Acting as engines in power generation plants, gas turbines operate in temperatures exceeding 1,600°C. But the nickel-based turbine blades used in the plants melt at temperatures 200°C lower and need air-cooling to operate.
To develop turbines with materials that can withstand higher temperatures and reduce CO2 emissions, Kyoto University’s materials scientists examined the properties of various compositions of molybdenum silicides, with and without additional ternary elements.
Earlier investigations carried out to fabricate molybdenum silicide-based composites by pressing and heating their powders resulted in improving their resistance to fracturing at ambient temperature.
But the fabrication proved to be lowering their strength at high temperatures due to formation of silicon dioxide layers within the material.
To address the issue, the Kyoto University team fabricated their molybdenum silicide-based materials using a method known as "directional solidification.”
The method allows the molten metal to progressively solidify in a certain direction.
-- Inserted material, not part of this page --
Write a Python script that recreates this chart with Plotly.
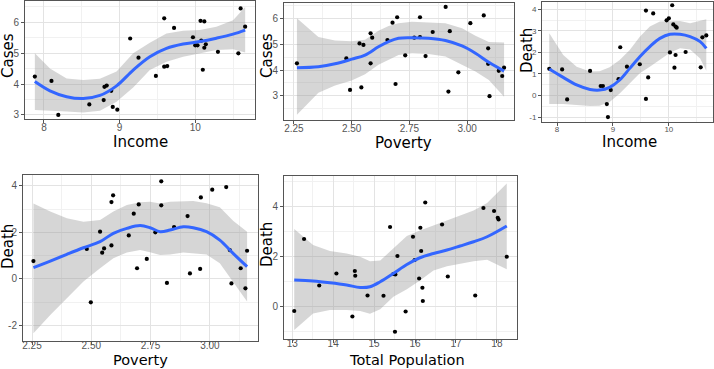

The team discovered that by controlling the solidification rate of the molybdenum silicide-based composite during fabrication and by adjusting the amount of the ternary element added to the composite could lead to formation of a homogeneous material.
The material has been found to begin deforming plastically under uniaxial compression above 1000°C.
The research has also found that adding tantalum to the composite is more effective than adding vanadium, niobium or tungsten for improving the strength of the material at temperatures around 1400 degrees Celsius.
The alloys fabricated by the university team are expected to be much stronger at high temperatures than modern nickel-based superalloys as well as recently developed ultrahigh-temperature structural materials.